He’s gone from a perennial contender to an also-ran, and not just any old also-ran, but one of those former Premiership clubs languishing in deep financial trouble that have as good a chance of being relegated from Division One as promoted next season. This is not the direction Ireland’s brightest young prospects are supposed to go in. After all, wasn’t Barrett — cue the drumroll and unfortunate historical comparison here — supposed to be the next Liam Brady?
Notwithstanding him being a striker rather than a midfielder, the prevailing wisdom had it that the 21-year-old was at least expected to make something of a similar impact as the man who recruited him to North London. Like a dozen others before him, Barrett wasn’t quite up to that task. When an injury-hit Arsene Wenger packed midfield rather than gamble on playing the Dubliner up front in a crucial clash with Manchester United two years ago, we feared he was destined to be the next Irish victim of the curse of the big club. Far too many gifted teenagers have lost crucial momentum wasting away at places where managers buy big and the queue for first-team berths gets longer each passing season.
The last Irish youngster to make the journey from youths to first-team regular (and he wasn’t even a guaranteed starter) at Highbury was Niall Quinn back in the 1980s. Steve Staunton enjoys a similar status for breaking through at the tail end of Liverpool’s hegemony, and before John O’Shea became the exception that proves the rule at Old Trafford, a certain Johnny Giles was the last Irish boy to make the jump from young apprentice to starter there. Immensely flattering as it must be for a parent to answer the door to somebody wearing the crest of any of those clubs on their tie, how could they know the statistics of failure and then allow a talented son move to any of those venues?
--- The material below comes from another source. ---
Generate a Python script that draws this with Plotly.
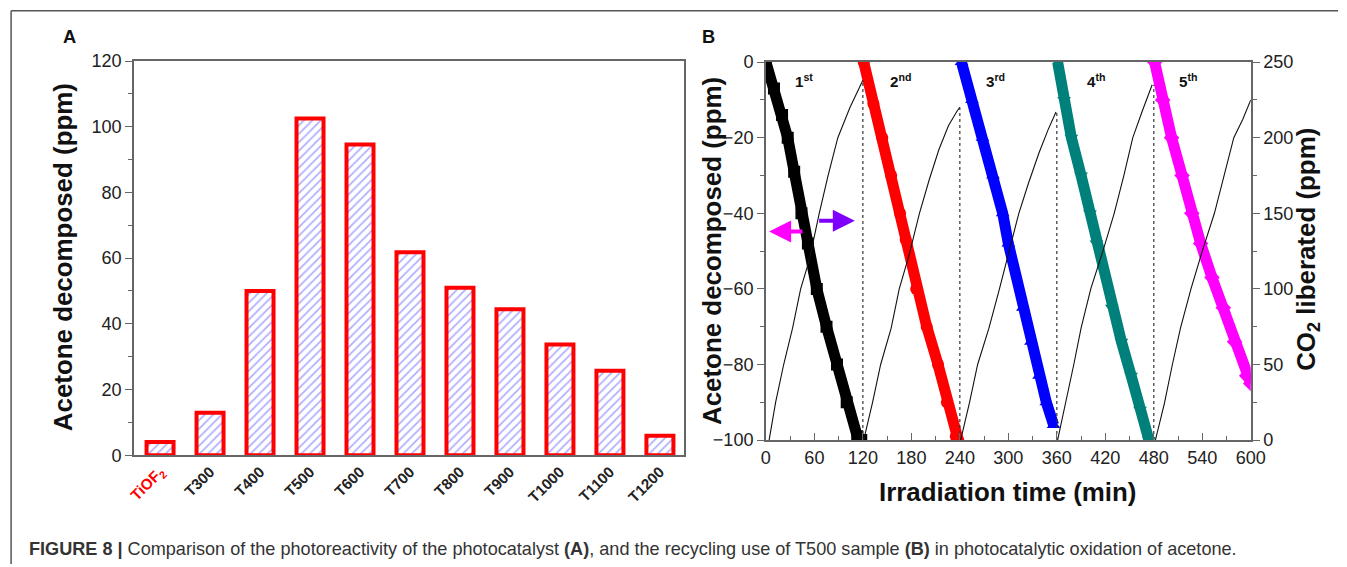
import plotly.graph_objects as go

# Empirical page->picture transform observed in previous renders:
#   picture_x = 0.984 * fig_x + 5.9 ;  picture_y = 0.96 * fig_y + 10.2
SX, OX = 0.984, 5.9
SY, OY = 0.96, 10.2
W, H = 1353, 574
FS = 1.0 / SX   # font compensation

# ---------------- Panel A data ----------------
samples = ["TiOF2", "T300", "T400", "T500", "T600", "T700", "T800", "T900", "T1000", "T1100", "T1200"]
sample_labels = ["<span style='color:red'>TiOF<sub>2</sub></span>", "T300", "T400", "T500", "T600",
                 "T700", "T800", "T900", "T1000", "T1100", "T1200"]
decomposed = [4.0, 12.9, 50.0, 102.5, 94.6, 61.8, 51.0, 44.4, 33.7, 25.7, 5.9]

# ---------------- Panel B data ----------------
c1_t = [0, 10, 20, 27, 35, 44, 52, 63, 75, 88, 100, 113, 118]
c1_v = [0, -7, -14, -20, -29, -40, -48, -60, -70, -80, -90, -99, -100]
c2_t = [121, 133, 144, 155, 166, 173, 186, 199, 213, 224, 235, 238]
c2_v = [0, -11, -20, -30, -40, -47, -60, -70, -80, -90, -99, -100]
c3_t = [242, 255, 268, 281, 293, 300, 318, 328, 338, 347, 356]
c3_v = [0, -10, -20, -30, -40, -48, -65, -74, -83, -90, -96]
c4_t = [361, 369, 378, 390, 401, 409, 428, 440, 452, 463, 474]
c4_v = [0, -10, -20, -30, -40, -48, -65, -74, -83, -92, -100]
c5_t = [481, 491, 502, 515, 527, 538, 552, 566, 580, 595, 600]
c5_v = [0, -10, -20, -30, -40, -48, -57, -65, -74, -83, -85]

co2_1_t = [4, 12, 22, 33, 43, 52, 58, 66, 77, 89, 104, 120]
co2_1_v = [0, 25, 50, 74, 100, 116, 130, 150, 175, 200, 220, 238]
co2_2_t = [121, 132, 142, 155, 165, 177, 190, 202, 214, 226, 237, 240]
co2_2_v = [0, 25, 50, 74, 100, 122, 150, 172, 192, 208, 218, 220]
co2_3_t = [241, 252, 262, 276, 289, 303, 313, 325, 338, 349, 359]
co2_3_v = [0, 25, 50, 74, 100, 130, 150, 170, 190, 205, 217]
co2_4_t = [361, 371, 381, 390, 402, 417, 431, 443, 454, 466, 478]
co2_4_v = [0, 24, 50, 74, 100, 125, 150, 175, 200, 218, 235]
co2_5_t = [482, 493, 503, 513, 526, 540, 555, 567, 579, 590, 600]
co2_5_v = [0, 24, 50, 74, 100, 125, 150, 175, 200, 212, 225]

cycle_ends = [120, 240, 360, 480]
cycle_peaks = [238, 220, 217, 235]
cycle_labels = ["1<sup>st</sup>", "2<sup>nd</sup>", "3<sup>rd</sup>", "4<sup>th</sup>", "5<sup>th</sup>"]
cycle_label_t = [34, 151, 270, 395, 509]

FONT = "Arial, Liberation Sans, sans-serif"


def px(p):
    return ((p - OX) / SX) / W


def py(p):
    return 1 - ((p - OY) / SY) / H


def fs(s):
    return round(s * FS, 1)


fig = go.Figure()

# Panel A bars
fig.add_trace(go.Bar(
    x=list(range(len(samples))), y=decomposed, width=0.54,
    marker=dict(color="white", line=dict(color="#ff0000", width=4),
                pattern=dict(shape="/", fgcolor="#6060ff", bgcolor="white", size=6, solidity=0.3)),
    xaxis="x", yaxis="y", showlegend=False))

# Panel B decomposition bands
bands = [(c1_t, c1_v, "#000000", "square"), (c2_t, c2_v, "#ff0000", "circle"),
         (c3_t, c3_v, "#0000ff", "triangle-up"), (c4_t, c4_v, "#00807a", "triangle-down"),
         (c5_t, c5_v, "#ff00ff", "diamond")]
for t, v, col, sym in bands:
    fig.add_trace(go.Scatter(x=t, y=v, mode="lines+markers",
                             line=dict(color=col, width=11),
                             marker=dict(color=col, symbol=sym, size=12),
                             xaxis="x2", yaxis="y2", showlegend=False))

# dotted cycle boundaries (on CO2 axis)
for te, pk in zip(cycle_ends, cycle_peaks):
    fig.add_trace(go.Scatter(x=[te, te], y=[0, pk], mode="lines",
                             line=dict(color="#333", width=1.2, dash="dot"),
                             xaxis="x2", yaxis="y3", showlegend=False))

# CO2 lines
for t, v in [(co2_1_t, co2_1_v), (co2_2_t, co2_2_v), (co2_3_t, co2_3_v),
             (co2_4_t, co2_4_v), (co2_5_t, co2_5_v)]:
    fig.add_trace(go.Scatter(x=t, y=v, mode="lines", line=dict(color="#111", width=1.1),
                             xaxis="x2", yaxis="y3", showlegend=False))

tickfont = dict(family=FONT, size=fs(17.8), color="#222")
axis_common = dict(showline=True, linecolor="#666", linewidth=1.5, mirror=True,
                   showgrid=False, zeroline=False, tickcolor="#666", tickfont=tickfont)

fig.update_layout(
    width=W, height=H, margin=dict(l=0, r=0, t=0, b=0),
    paper_bgcolor="white", plot_bgcolor="white",
    xaxis=dict(domain=[px(133), px(683)], range=[-0.52, 10.48], anchor="y",
               tickmode="array", tickvals=list(range(len(samples))), ticktext=sample_labels,
               tickangle=-45, ticks="", showline=True, linecolor="#666", linewidth=1.5,
               mirror=True, showgrid=False, zeroline=False,
               tickfont=dict(family=FONT, size=fs(15), color="#222", weight="bold")),
    yaxis=dict(domain=[py(453), py(61)], range=[0, 120], anchor="x", dtick=20,
               ticks="outside", ticklen=7,
               minor=dict(dtick=10, ticks="outside", ticklen=4, tickcolor="#666"),
               **axis_common),
    xaxis2=dict(domain=[px(765), px(1250)], range=[0, 600], anchor="y2", dtick=60,
                ticks="inside", ticklen=7,
                minor=dict(dtick=30, ticks="inside", ticklen=4, tickcolor="#666"),
                **axis_common),
    yaxis2=dict(domain=[py(438), py(62)], range=[-100, 0], anchor="x2", dtick=20,
                ticks="outside", ticklen=7,
                minor=dict(dtick=10, ticks="outside", ticklen=4, tickcolor="#666"),
                **axis_common),
    yaxis3=dict(range=[0, 250], anchor="x2", overlaying="y2", side="right", dtick=50,
                ticks="outside", ticklen=7,
                minor=dict(dtick=25, ticks="outside", ticklen=4, tickcolor="#666"),
                showline=True, linecolor="#666", linewidth=1.5, showgrid=False, zeroline=False,
                tickcolor="#666", tickfont=tickfont),
)

ann = []
title_font = dict(family=FONT, size=fs(25.5), color="#111", weight="bold")


def centered(text, x, y, **kw):
    d = dict(text=text, x=px(x), y=py(y), xref="paper", yref="paper", xanchor="center",
             yanchor="middle", showarrow=False)
    d.update(kw)
    return d


ann.append(centered("Acetone decomposed (ppm)", 62, 256, textangle=-90, font=title_font))
ann.append(centered("Acetone decomposed (ppm)", 711, 250, textangle=-90, font=title_font))
ann.append(centered("CO<sub>2</sub> liberated (ppm)", 1307, 248, textangle=-90, font=title_font))
ann.append(centered("Irradiation time (min)", 1007, 490, font=title_font))
ann.append(centered("<b>A</b>", 68, 37, font=dict(family=FONT, size=fs(18), color="#111")))
ann.append(centered("<b>B</b>", 708, 37, font=dict(family=FONT, size=fs(18), color="#111")))

for lab, t in zip(cycle_labels, cycle_label_t):
    ann.append(dict(text="<b>" + lab + "</b>", x=t, y=-5, xref="x2", yref="y2", xanchor="left",
                    yanchor="middle", showarrow=False, font=dict(family=FONT, size=fs(15), color="#111")))

# arrows
ann.append(dict(x=4, y=-44.8, ax=47, ay=-44.8, xref="x2", yref="y2", axref="x2", ayref="y2",
                showarrow=True, arrowhead=2, arrowsize=1.1, arrowwidth=4, arrowcolor="#ff00ff", text=""))
ann.append(dict(x=110, y=-42, ax=64, ay=-42, xref="x2", yref="y2", axref="x2", ayref="y2",
                showarrow=True, arrowhead=2, arrowsize=1.1, arrowwidth=4, arrowcolor="#8000ff", text=""))

ann.append(dict(text="<b>FIGURE 8 |</b> Comparison of the photoreactivity of the photocatalyst <b>(A)</b>, "
                     "and the recycling use of T500 sample <b>(B)</b> in photocatalytic oxidation of acetone.",
                x=px(26), y=py(546), xref="paper", yref="paper", xanchor="left", yanchor="middle",
                showarrow=False,
                font=dict(family="Liberation Sans, Arial, sans-serif", size=18.1, color="#333")))
fig.update_layout(annotations=ann)

fig.update_layout(shapes=[
    dict(type="line", xref="paper", yref="paper", x0=px(10), x1=1, y0=py(11), y1=py(11),
         line=dict(color="#555", width=1.5)),
    dict(type="line", xref="paper", yref="paper", x0=px(10), x1=px(10), y0=0, y1=py(11),
         line=dict(color="#555", width=1.5)),
])

fig.write_html("out.html")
A serious downside to O’Shea’s emergence as the best ball-playing Irish defender since Paul McGrath is that representatives of the bigger outfits will dine out on it for years to come. They will enter living rooms around Ireland and tell gullible mothers and fathers that their boy wonder can make it at Old Trafford-Anfield-Highbury just like Waterford’s finest did. Throw in the fact the initial money is likely to be better than what’s on offer farther down the food chain, add some persuasive argument about the football education at the bigger institutions being superior, and parents will be wowed enough to let their pride and joy leave for a club where he has little or no chance of making it.
That it would be better by far if the youngster was off to somewhere utterly dependent on the development of its own players is pretty obvious to anybody with a knowledge of the game’s recent history. Five years ago, Robbie Keane was given his debut by Wolves in the first game of the campaign because he had a sensational pre-season, and since Steve Bull was on his last legs, they figured he might be able to help one of their all-time legends milk another year out of his ailing body. Once he scored twice that Saturday afternoon, they could ill afford to ever leave him out again. Bereft of other options, they had to let him grow in the first team rather than outside it and he was much the better for the chance to do so.
Whatever persuaded Keane to choose Wolves over a slew of other suitors, it paid off handsomely. There is no question he wouldn’t have had the chance to blossom as quickly at Anfield or Highbury or Old Trafford. We know this because so many of his equally talented contemporaries have had their growth stinted at those very clubs. It’s ironic that Barrett has finally signed for Coventry, given that that’s where Richie Partridge, another Dublin wunderkind, spent last season on loan from Liverpool. Partridge turns 23 next September, and with a year left to run on his Anfield contract, the winger is running out of time to fulfill his earlier promise.
His plight is in marked contrast to those great success stories who got their start off-Broadway, where the opportunities to play were more plentiful and their mistakes were made away from the spotlight. Think of Denis Irwin’s gradual progression at a down-on-its-luck Leeds United and Oldham Athletic all those years ago or Brian Clough giving Roy Keane his first jersey at Anfield in 1990. Nottingham Forest were a better club then than they are now but they were also standard bearers for giving youth its head. In more recent times, Blackburn allowed Damien Duff ride out the patchiness of form that afflicts all wingers in a way that would have been beyond a club where nothing but the Premiership title or a Champions’ League spot represents a good season.
“I’d be questioning clubs’ judgment on some of the fellas that they take,” Brian Kerr said. “There’s a couple of very big clubs who have Irish lads and I’d be looking at them, thinking they have no chance. I’d watch a game and I’d say to myself: ‘This boy has no chance of being a first-team player at this club unless my own judgment is way wrong.’ That saddens me because it’s not a nice environment to be in. In some cases, I think it’s actually the parents being on an ego trip. The parents want to be able to go into the pub and say that their son is away at an English club.”
Five years have passed since Kerr made that comment. Sounds as relevant as ever.